▶ [WHAT TO DO]:
Quote all lines below exactly. Images stay out.

(Figure scripts)
>> begin

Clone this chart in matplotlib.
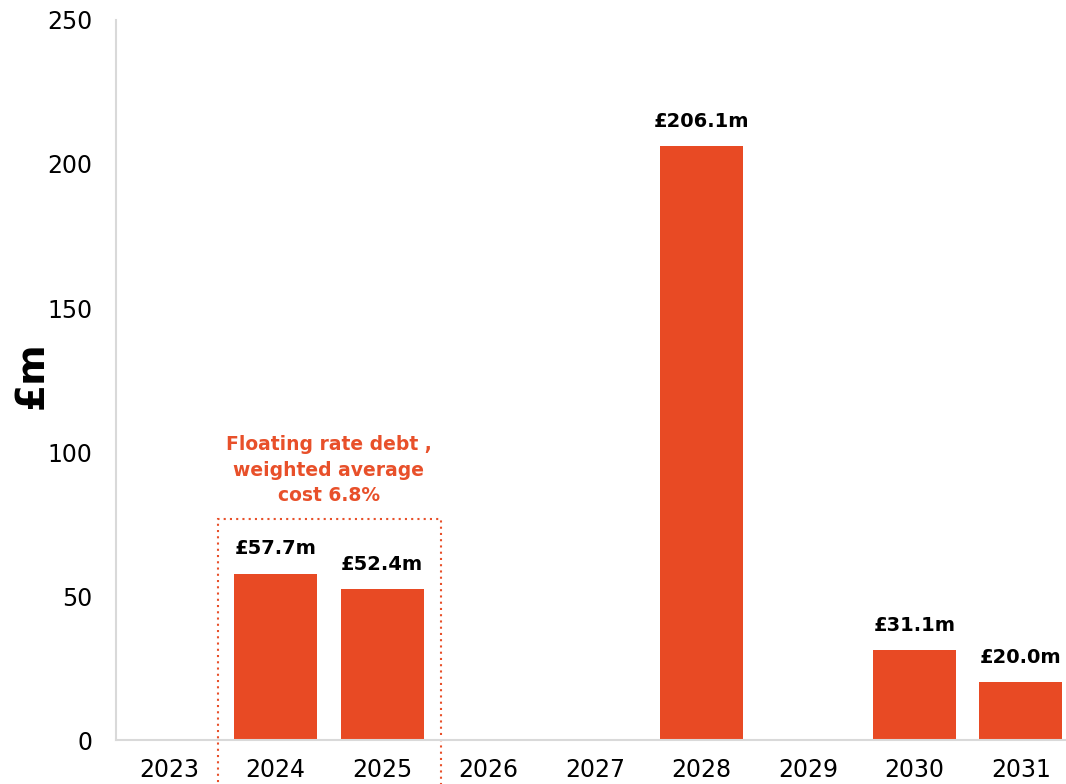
import matplotlib.pyplot as plt
from matplotlib.patches import Rectangle

plt.rcParams['font.family'] = ['DejaVu Sans']

# Debt maturity profile (£m)
years = ['2023', '2024', '2025', '2026', '2027', '2028', '2029', '2030', '2031']
amounts = [0, 57.7, 52.4, 0, 0, 206.1, 0, 31.1, 20.0]
y_ticks = [0, 50, 100, 150, 200, 250]
note = 'Floating rate debt ,\nweighted average\ncost 6.8%'

bar_color = '#E84A24'
note_color = '#E8502A'
axis_grey = '#D9D9D9'

fig = plt.figure(figsize=(10.66, 7.84), dpi=100)
ax = fig.add_axes([0.1088, 0.0561, 0.8987, 0.9184])

x = range(len(years))
ax.bar(x, amounts, width=0.78, color=bar_color)

# value labels above the non-zero bars
for xi, val in zip(x, amounts):
    if val > 0:
        ax.annotate(f'£{val:.1f}m', (xi, val), xytext=(0, 14),
                    textcoords='offset points', ha='center', va='baseline',
                    fontsize=14, fontweight='bold', color='black')

ax.set_xlim(-0.5, len(years) - 0.5)
ax.set_ylim(0, 250)
ax.set_xticks(list(x))
ax.set_xticklabels(years, fontsize=17)
ax.set_yticks(y_ticks)
ax.set_yticklabels([str(t) for t in y_ticks], fontsize=17)
ax.tick_params(axis='both', length=0)
ax.tick_params(axis='y', pad=17)
ax.tick_params(axis='x', pad=13)

for side in ['top', 'right']:
    ax.spines[side].set_visible(False)
for side in ['left', 'bottom']:
    ax.spines[side].set_color(axis_grey)
    ax.spines[side].set_linewidth(1.5)

ax.text(-0.088, 0.507, '£m', transform=ax.transAxes, rotation=90,
        ha='center', va='center', fontsize=28, fontweight='bold')

# dotted box around the floating rate years
box = Rectangle((0.46, -30), 2.09, 76.7 + 30, fill=False, edgecolor=note_color,
                linestyle=(0, (1, 2)), linewidth=1.5, clip_on=False)
ax.add_patch(box)
ax.text(1.5, 81.5, note, ha='center', va='bottom', fontsize=13.5,
        fontweight='bold', color=note_color, linespacing=1.45)

plt.savefig('out.png', dpi=100)
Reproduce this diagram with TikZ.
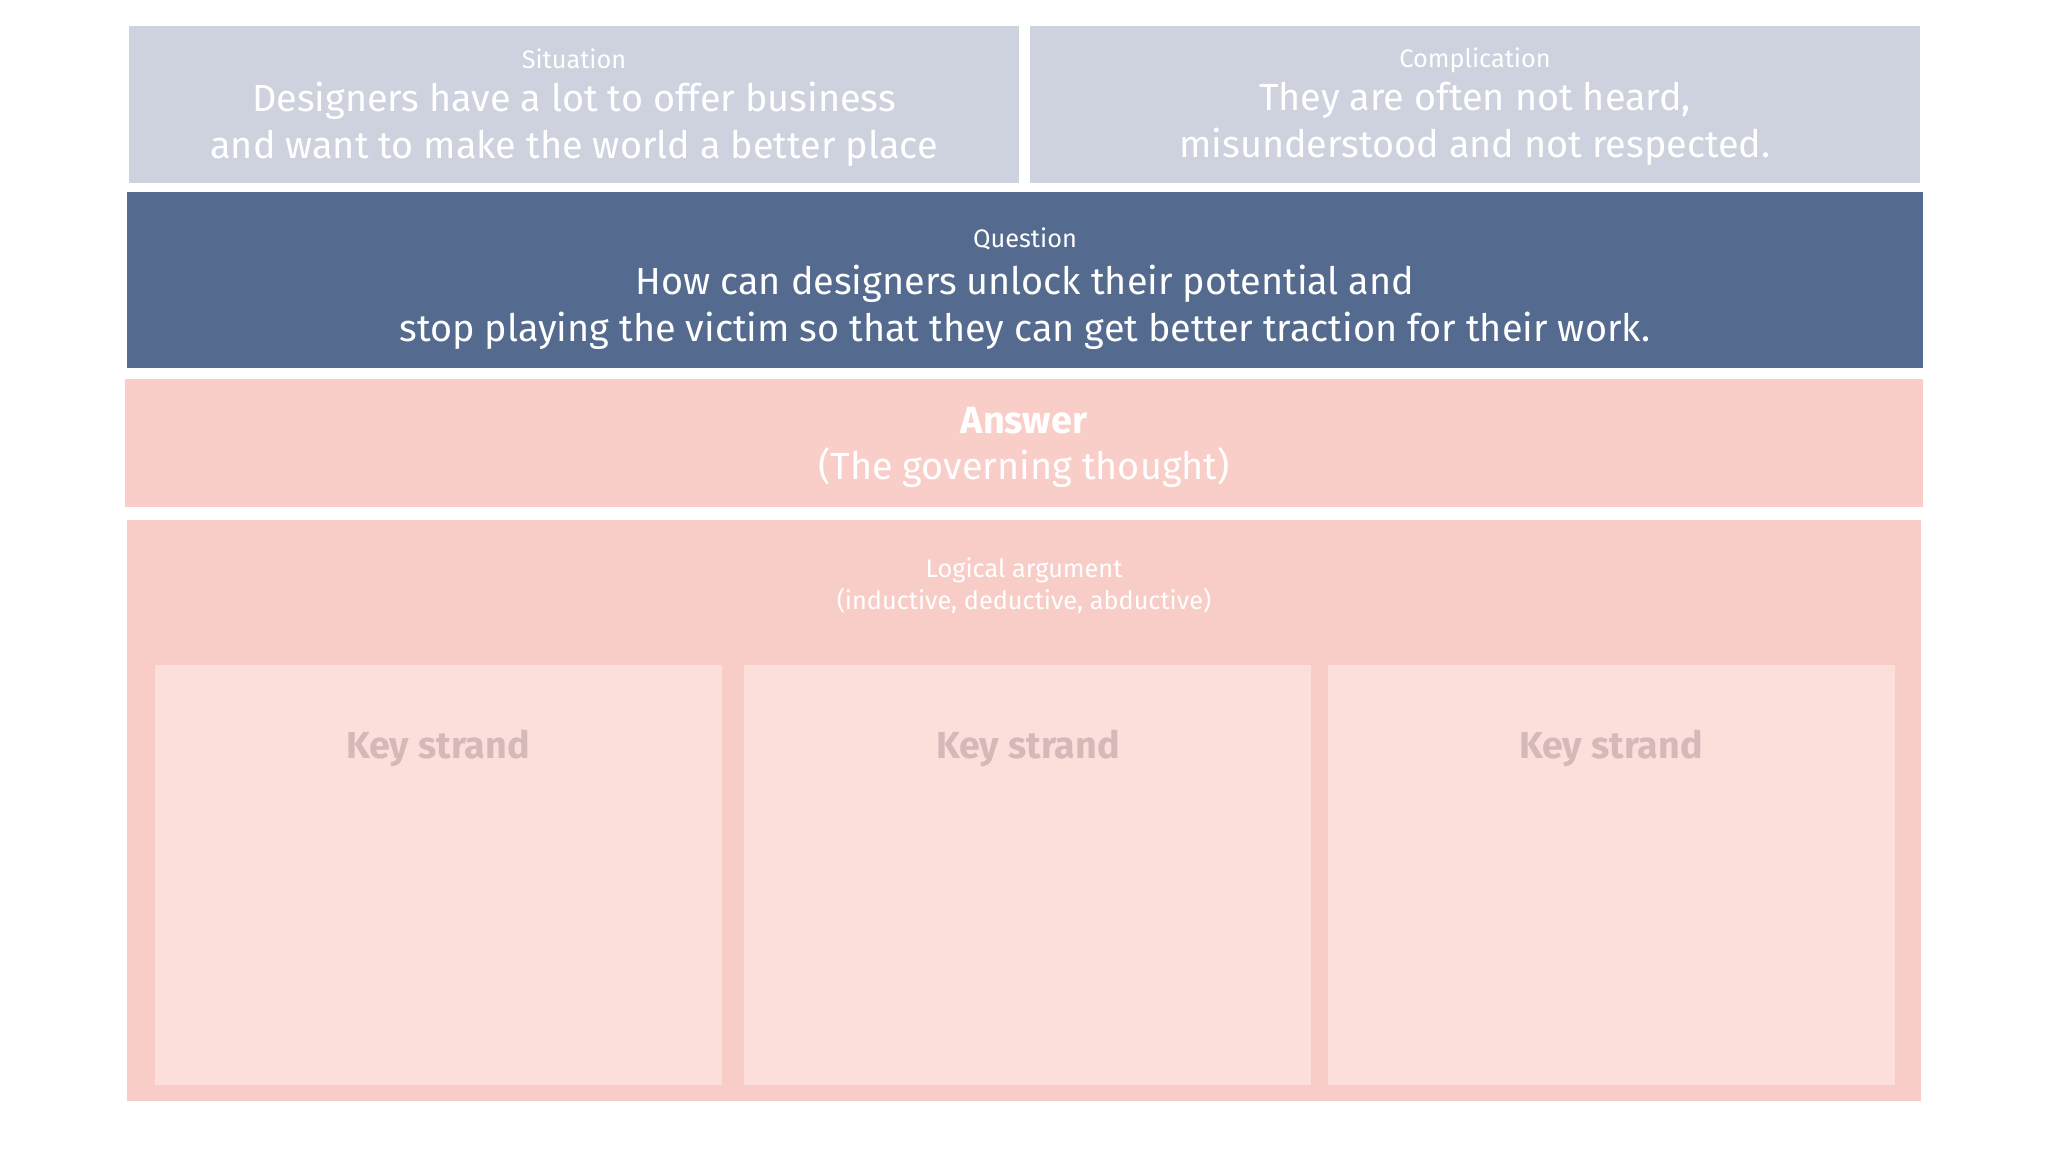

>> end

▶ [WRITTEN REPLY]:
Clone this chart in matplotlib.
import matplotlib.pyplot as plt
from matplotlib.patches import Rectangle

plt.rcParams['font.family'] = ['DejaVu Sans']

# Debt maturity profile (£m)
years = ['2023', '2024', '2025', '2026', '2027', '2028', '2029', '2030', '2031']
amounts = [0, 57.7, 52.4, 0, 0, 206.1, 0, 31.1, 20.0]
y_ticks = [0, 50, 100, 150, 200, 250]
note = 'Floating rate debt ,\nweighted average\ncost 6.8%'

bar_color = '#E84A24'
note_color = '#E8502A'
axis_grey = '#D9D9D9'

fig = plt.figure(figsize=(10.66, 7.84), dpi=100)
ax = fig.add_axes([0.1088, 0.0561, 0.8987, 0.9184])

x = range(len(years))
ax.bar(x, amounts, width=0.78, color=bar_color)

# value labels above the non-zero bars
for xi, val in zip(x, amounts):
    if val > 0:
        ax.annotate(f'£{val:.1f}m', (xi, val), xytext=(0, 14),
                    textcoords='offset points', ha='center', va='baseline',
                    fontsize=14, fontweight='bold', color='black')

ax.set_xlim(-0.5, len(years) - 0.5)
ax.set_ylim(0, 250)
ax.set_xticks(list(x))
ax.set_xticklabels(years, fontsize=17)
ax.set_yticks(y_ticks)
ax.set_yticklabels([str(t) for t in y_ticks], fontsize=17)
ax.tick_params(axis='both', length=0)
ax.tick_params(axis='y', pad=17)
ax.tick_params(axis='x', pad=13)

for side in ['top', 'right']:
    ax.spines[side].set_visible(False)
for side in ['left', 'bottom']:
    ax.spines[side].set_color(axis_grey)
    ax.spines[side].set_linewidth(1.5)

ax.text(-0.088, 0.507, '£m', transform=ax.transAxes, rotation=90,
        ha='center', va='center', fontsize=28, fontweight='bold')

# dotted box around the floating rate years
box = Rectangle((0.46, -30), 2.09, 76.7 + 30, fill=False, edgecolor=note_color,
                linestyle=(0, (1, 2)), linewidth=1.5, clip_on=False)
ax.add_patch(box)
ax.text(1.5, 81.5, note, ha='center', va='bottom', fontsize=13.5,
        fontweight='bold', color=note_color, linespacing=1.45)

plt.savefig('out.png', dpi=100)
Reproduce this diagram with TikZ.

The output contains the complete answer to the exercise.